Geomorphology | Glaciology | Geochronology | Palaeoclimatology

My research focuses on the applications of cosmogenic-nuclide surface-exposure dating and ice-flow modelling. Using these techniques, I am able to constrain past changes in the geometry and dynamics of ice sheets. Ultimately, this improves our understanding of ice sheet response to climate, and provides analogues for modern and future ice loss.

Ice sheets can erode bedrock and deposit boulders at their margins. Surface-exposure dating allows me to measure how long ago these bedrock and boulder surfaces were revealed by a thinning and retreating ice sheet. With this information I can establish the vertical and horizontal extent of ice sheets at different times in the past.

These surface-exposure data provide constraints for ice-flow modelling experiments. Both time-dependent steady-state simulations and transient simulations enable me to investigate glacier dynamics under certain environmental conditions, and the response of glaciers to climatic and topography-induced perturbations.


East Antarctic Ice Sheet and sub-Antarctic glacier mass change during the last few millennia
As part of the Securing Antarctica’s Environmental Future (SAEF) program, this project aims to improve our understanding of ice sheet and glacier fluctuations over the last few millennia in East Antarctica and on Heard Island, and to use models to help identify the forcings and controls responsible for these changes. This will allow us to extend the observational record of glacier and ice sheet changes in Antarctica back beyond the historic period, and attribute past and present changes in ice sheets to climate forcing.
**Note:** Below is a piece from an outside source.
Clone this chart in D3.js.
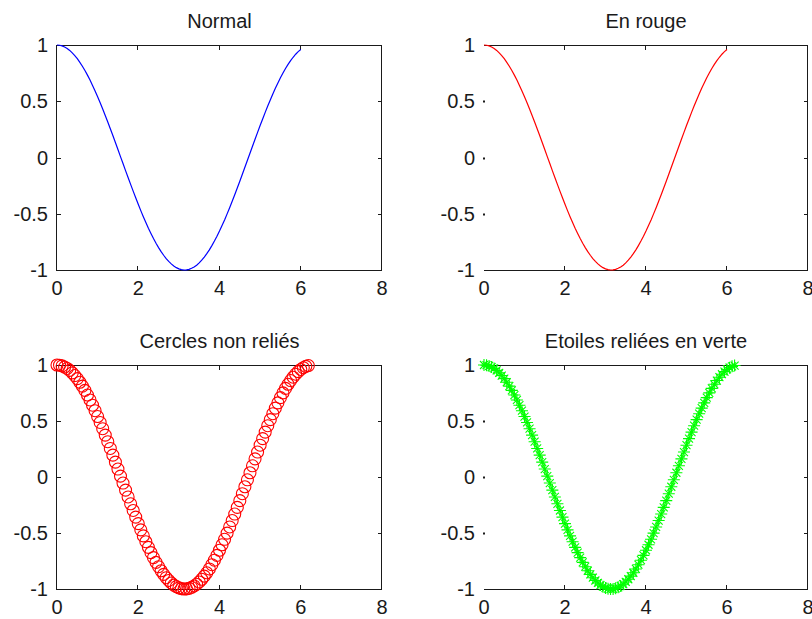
<!DOCTYPE html>
<html><head><meta charset="utf-8">
<script src="https://cdn.jsdelivr.net/npm/d3@7"></script>
<style>
body{margin:0;background:#fff;}
svg{display:block;font-family:"Liberation Sans",Arial,sans-serif;}
</style></head>
<body><svg id="c" width="812" height="619"></svg>
<script>
// x samples (step 0.0625) and cos values
const xs = [0,0.0625,0.125,0.1875,0.25,0.3125,0.375,0.4375,0.5,0.5625,0.625,0.6875,0.75,0.8125,0.875,0.9375,
  1.0,1.0625,1.125,1.1875,1.25,1.3125,1.375,1.4375,1.5,1.5625,1.625,1.6875,1.75,1.8125,1.875,1.9375,
  2.0,2.0625,2.125,2.1875,2.25,2.3125,2.375,2.4375,2.5,2.5625,2.625,2.6875,2.75,2.8125,2.875,2.9375,
  3.0,3.0625,3.125,3.1875,3.25,3.3125,3.375,3.4375,3.5,3.5625,3.625,3.6875,3.75,3.8125,3.875,3.9375,
  4.0,4.0625,4.125,4.1875,4.25,4.3125,4.375,4.4375,4.5,4.5625,4.625,4.6875,4.75,4.8125,4.875,4.9375,
  5.0,5.0625,5.125,5.1875,5.25,5.3125,5.375,5.4375,5.5,5.5625,5.625,5.6875,5.75,5.8125,5.875,5.9375,
  6.0,6.0625,6.125,6.1875];
const ys = [1.000,0.998,0.992,0.982,0.969,0.952,0.930,0.906,0.878,0.846,0.811,0.773,0.732,0.688,0.641,0.592,
  0.540,0.487,0.431,0.374,0.315,0.255,0.195,0.133,0.071,0.008,-0.054,-0.117,-0.178,-0.239,-0.299,-0.358,
  -0.416,-0.472,-0.526,-0.578,-0.628,-0.675,-0.720,-0.762,-0.801,-0.837,-0.869,-0.899,-0.924,-0.946,-0.965,-0.979,
  -0.990,-0.997,-1.000,-0.999,-0.994,-0.985,-0.973,-0.957,-0.937,-0.913,-0.885,-0.855,-0.821,-0.783,-0.743,-0.700,
  -0.654,-0.605,-0.556,-0.501,-0.446,-0.389,-0.331,-0.271,-0.211,-0.149,-0.087,-0.025,0.038,0.100,0.162,0.223,
  0.284,0.343,0.401,0.458,0.512,0.565,0.615,0.662,0.709,0.751,0.791,0.828,0.861,0.891,0.918,0.941,
  0.960,0.976,0.988,0.995];
const titles = ["Normal","En rouge","Cercles non reliés","Etoiles reliées en verte"];
const xTicks = [0,2,4,6,8];
const yTicks = [-1,-0.5,0,0.5,1];
const yTickLabels = ["-1","-0.5","0","0.5","1"];

const svg = d3.select("#c");
const panels = [
  {x0:57, x1:382, y0:45, y1:270, color:"#0000ff", mode:"line", n:97, leftLine:true},
  {x0:484, x1:808, y0:45, y1:270, color:"#ff0000", mode:"line", n:97, leftLine:false},
  {x0:57, x1:382, y0:365, y1:589, color:"#ff0000", mode:"circle", n:100, leftLine:true},
  {x0:484, x1:808, y0:365, y1:589, color:"#00ff00", mode:"star", n:100, leftLine:false}
];
const data = xs.map((x,i)=>({x, y:ys[i]}));
const ink = "#1a1a1a";

panels.forEach((p,k)=>{
  const xS = d3.scaleLinear().domain([0,8]).range([p.x0,p.x1]);
  const yS = d3.scaleLinear().domain([-1,1]).range([p.y1,p.y0]);
  const g = svg.append("g");
  const tl = 4;
  g.append("line").attr("x1",p.x0).attr("x2",p.x1).attr("y1",p.y1+0.5).attr("y2",p.y1+0.5).attr("stroke",ink);
  g.append("line").attr("x1",p.x0).attr("x2",p.x1).attr("y1",p.y0+0.5).attr("y2",p.y0+0.5).attr("stroke",ink);
  g.append("line").attr("x1",p.x1-0.5).attr("x2",p.x1-0.5).attr("y1",p.y0).attr("y2",p.y1+1).attr("stroke",ink);
  if(p.leftLine) g.append("line").attr("x1",p.x0-0.5).attr("x2",p.x0-0.5).attr("y1",p.y0).attr("y2",p.y1+1).attr("stroke",ink);
  xTicks.forEach(t=>{
    const X = Math.round(xS(t))-0.5;
    if(t>0 && t<8){
      g.append("line").attr("x1",X).attr("x2",X).attr("y1",p.y1).attr("y2",p.y1-tl).attr("stroke",ink);
      g.append("line").attr("x1",X).attr("x2",X).attr("y1",p.y0+1).attr("y2",p.y0+1+tl).attr("stroke",ink);
    }
    g.append("text").attr("x",xS(t)).attr("y",p.y1+25).attr("text-anchor","middle")
      .attr("font-size",20).attr("fill",ink).text(String(t));
  });
  yTicks.forEach((t,i)=>{
    const Y = Math.round(yS(t))+0.5;
    if(t>-1 && t<1){
      if(p.leftLine){
        g.append("line").attr("x1",p.x0).attr("x2",p.x0+tl).attr("y1",Y).attr("y2",Y).attr("stroke",ink);
      } else {
        g.append("rect").attr("x",p.x0-1).attr("y",Y-1).attr("width",2).attr("height",2).attr("fill",ink);
      }
      g.append("line").attr("x1",p.x1).attr("x2",p.x1-tl).attr("y1",Y).attr("y2",Y).attr("stroke",ink);
    }
    g.append("text").attr("x",p.x0-9).attr("y",yS(t)+7).attr("text-anchor","end")
      .attr("font-size",20).attr("fill",ink).text(yTickLabels[i]);
  });
  g.append("text").attr("x",(p.x0+p.x1)/2).attr("y",p.y0-17).attr("text-anchor","middle")
    .attr("font-size",20).attr("fill",ink).text(titles[k]);

  const pts = data.slice(0,p.n);
  const line = d3.line().x(d=>xS(d.x)).y(d=>yS(d.y));
  if(p.mode==="line" || p.mode==="star"){
    g.append("path").attr("d",line(pts)).attr("fill","none").attr("stroke",p.color).attr("stroke-width",1.2);
  }
  if(p.mode==="circle"){
    g.selectAll("circle.m").data(pts).join("circle").attr("class","m")
      .attr("cx",d=>xS(d.x)).attr("cy",d=>yS(d.y)).attr("r",6)
      .attr("fill","none").attr("stroke",p.color).attr("stroke-width",1.1);
  }
  if(p.mode==="star"){
    const star = "M-6,0H6M0,-6V6M-4,-4L4,4M-4,4L4,-4";
    g.selectAll("path.m").data(pts).join("path").attr("class","m")
      .attr("transform",d=>`translate(${xS(d.x)},${yS(d.y)})`).attr("d",star)
      .attr("fill","none").attr("stroke",p.color).attr("stroke-width",1.1);
  }
});
</script></body></html>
Characteristics and controls of ice sheet loss on centennial timescales
The polar ice sheets are getting smaller at an accelerating rate in response to a warming climate, but modern observations are not yet sufficient to determine whether current ice sheet loss marks the start of irreversible retreat. Through a combination of geological approaches and numerical ice-flow modelling, this project expects to generate new knowledge on the rates and magnitudes of ice sheet loss, and the processes that will dictate the amount of ice loss in this century and beyond. A key focus is to better understand what drove and controlled rapid ice loss during The Holocene (see review paper).

iceTEA – Tools for Exposure Ages
Cosmogenic-nuclide surface-exposure data provide important constraints on the thickness, extent and behaviour of ice masses in the geological past. iceTEA is a suite of freely accessible numerical tools that I have produced, which are available as an online interface ( and as MATLAB© code (GitHub). By using the tools it is hoped that users will be able to evaluate complex exposure histories, assess the reliability of exposure ages, explore potential age corrections, and better analyse and understand spatial and temporal patterns within their data. The website also features summaries of published articles that use the tools to reconstruct glacier and ice sheet history (Spotlight Studies).

Past behaviour of Transantarctic Mountain outlet glaciers
Research conducted during my PhD explored the behaviour of Skelton and Mackay Glaciers in the Transantarctic Mountains in the recent geological past. I investigated the long-term fluctuations in glacier geometry and basal conditions over the Late Cenozoic, and the response of these glaciers to climate drivers and topographic controls during deglaciation from the Last Glacial Maximum (~20,000 years ago).